[Python] Notebook-7 Programming with Python For Data Science

[Python] Notebook-7 Programming with Python For Data Science—Part.2

第四門關於Python的課—Programming with Python for Data Science ，
這門課比起之前的三門課，
內容相對多且雜，
但又常常只是開個引頭就沒下文，
所以常常要找補充資料或是引用網路資源。

為了避免行數太多，
我盡量在250行左右就做拆分。
（跟有在寫程式的人比起來，幾百行是小兒科，我懂。）

內容有convert data into quantitative attributes, including ordinal and nominal features、usage of .astype() and .cat.codes、new dtype category、manipulating textual, graphical, and audio features。
最後還有補充教材可以讓你Dive deeper。
# -*- coding: utf-8 -*-
"""
Created on Wed Oct 11 23:40:30 2017
@author: ShihHsing Chen
This is a note for the class 
"Programming with Python for Data Science".

Caution: This course uses no Python 3.6 but Python 2.7. So I will update the
content for you if I know there is a difference.
"""

#Citation from the content of this course webpage. You can go to the original
#webpage for more details.
"""https://goo.gl/dccNFB"""
"""""""""""""""""""""""""""""""""""""""""""""""""""""""""""""""""""""""""""
               REPRESENT DATA AS QUANTITATIVE ATTRIBUTES

Your features need be represented as quantitative (preferably numeric) 
attributes of the thing you're sampling. They can be real world values, such 
as the readings from a sensor, and other discernible, physical properties. 
Alternatively, your features can also be calculated derivatives, such as the 
presence of certain edges and curves in an image, or lack thereof.

If your data comes to you in a nicely formed, numeric, tabular format, then 
that's one less thing for you to worry about. But there is no guarantee that 
will be the case, and you will often encounter data in textual or other 
unstructured forms. 

If you have a categorical feature, the way to represent it in your dataset 
depends on if it's ordinal or nominal. For ordinal features, map the order as 
increasing integers in a single numeric feature. Any entries not found in your
designated categories list will be mapped to -1.
"""""""""""""""""""""""""""""""""""""""""""""""""""""""""""""""""""""""""""

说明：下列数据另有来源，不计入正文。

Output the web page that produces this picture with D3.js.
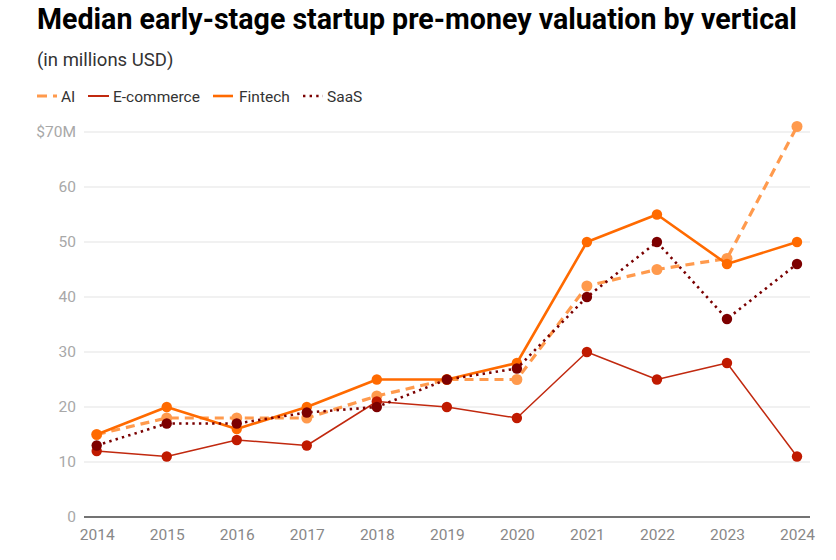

#Citation from the content of the following webpage. You can go to the original
#webpage for more details.
"""https://goo.gl/wbmXAd"""
"""""""""""""""""""""""""""""""""""""""""""""""""""""""""""""""""""""""""""
                  NEW DATA TYPE (DTYPE): CATEGORY—ORDINAL

pd.Categorical(values, categories=None, ordered=False, fastpath=False)

Represents a categorical variable in classic R / S-plus fashion

Categoricals can only take on only a limited, and usually fixed, number of 
possible values (categories). In contrast to statistical categorical 
variables, a Categorical might have an order, but numerical operations 
(additions, divisions, ...) are not possible.

All values of the Categorical are either in categories or np.nan. Assigning 
values outside of categories will raise a ValueError. Order is defined by 
the order of the categories, not lexical order of the values.

categories : Index-like (unique), optional
The unique categories for this categorical. If not given, the categories are 
assumed to be the unique values of values.

ordered : boolean, (default False)
Whether or not this categorical is treated as a ordered categorical. If not 
given, the resulting categorical will not be ordered. Since it is ordinal, it
is True here.
"""""""""""""""""""""""""""""""""""""""""""""""""""""""""""""""""""""""""""
import pandas as pd
#We create a list named ordinal.
ordinal = ["Very Unhappy", 
           "Unhappy", 
           "Neutral", 
           "Happy", 
           "Very Happy"]

#We create a DataFrame named df1_1 and df1_2 from a dict.
#We use .astype to cast the keys of df1 into dtype category, and we use
#.cat.codes to capture the category codes.
#If you see nan, NaN, or NAN, it represents any missing category.
df1_1 = pd.DataFrame({"satisfaction":["Mad", 
                                      "Happy", 
                                      "Unhappy", 
                                      "Neutral"]})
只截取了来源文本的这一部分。